Automating the configuration, provisioning, and management of particular workflows for cloud gets a lot of attention these days. While automation makes perfect sense for deploying workloads faster, there are also other areas where automation can be leveraged to improve the overall operational efficiency of the IT Ops team.
One of these areas is automating the validation of configuration changes. This could mean validating changes deployed via the CLI for existing networks or validating changes made by SDN controllers for those new shiny physical AND virtual networks. It doesn’t matter. Connectivity tests can also be automated. Much more can be automated than configuration and policy for data centers.
I remember doing annual power shutdowns of the data center and IDFs where I worked years ago. I remember doing OS upgrades on critical network devices. I also remember the chaos and the amount of people that needed to be on a bridge validating “everything looked okay” when the devices came back online. Was everything always okay? Hardly, but it wasn’t until business started on the following Monday, those one off issues were uncovered and fixed. If there were tools verifying routing tables, interfaces, and general state of all IT systems (pre and post upgrade/reboot), it would have made everyone a little saner.
The interesting thing about automation — it is in fact risky automating configuration changes. Some may call it scary and some call it giving a monkey a loaded gun. Do you REALLY want to do that? Is there a safety switch included?
Note: please always make sure you test and QA any new tool/product. Just figured I’d state the obvious here.
Many thanks to Ryan Hughes (@angryjesters) who educated me on the monkey with a loaded gun analogy and how it relates to automation ;). We gave an internal presentation together last year and this was one of my favorite parts of the presentation.
Rather than just writing about all of this, I felt it was best to show an example of what I’ve been describing here (see demo/video below). With more demos out there, the hope is there will be more “ah ha” moments to see the benefits that various forms of automation can offer organizations regardless of vertical, size, and scale.

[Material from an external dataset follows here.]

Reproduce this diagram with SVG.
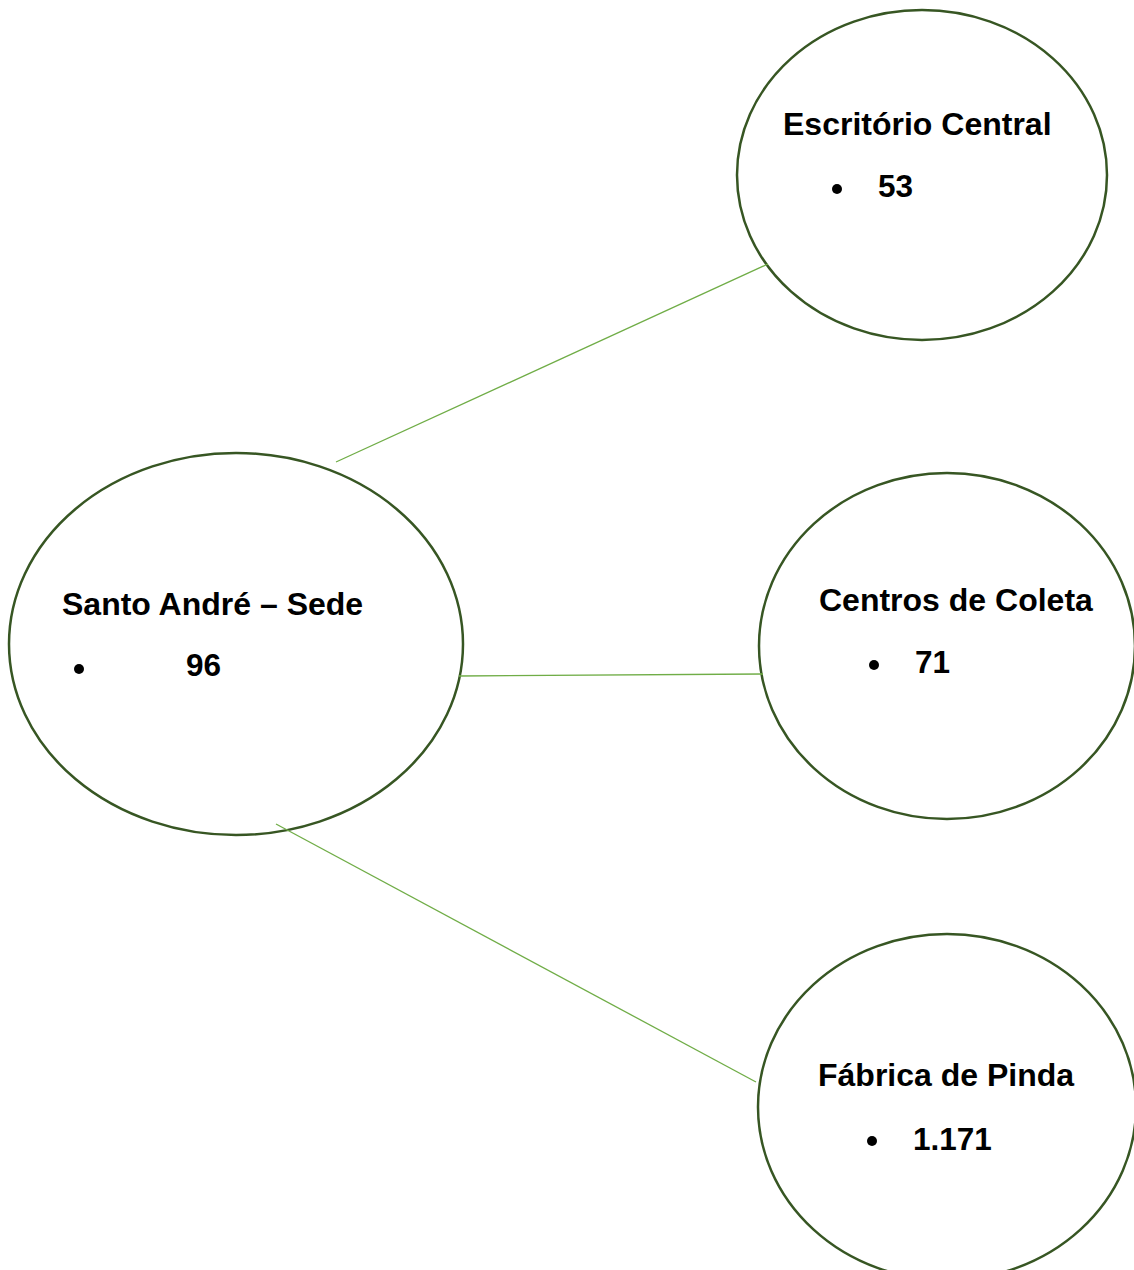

The video below is a demo of some new custom Ansible modules I created that automate the validation of OSPF adjacencies. Data is automatically extracted from each router and then compared to determine if the routers are configured properly for OSPF. You’ll see towards the end of the video I modify one of the interface’s MTU and re-run the Ansible playbook and the playbook automatically re-configures the MTU to what it should be. So, this playbook actually auto-validates, but also auto-configures. The re-configuration part is purely optional, but thought it would be good to show what can be achieved with some of the DevOps tools out there such as Ansible.
While usually overlooked, validating and learning are SIGNIFICANT pieces to the puzzle to create the ultimate feedback loop in terms of IT optimization. As always, would love to hear feedback and general commentary in the comments section below.
P.S. Please ensure you don’t have any monkey’s operating your company’s automation platforms or IT systems.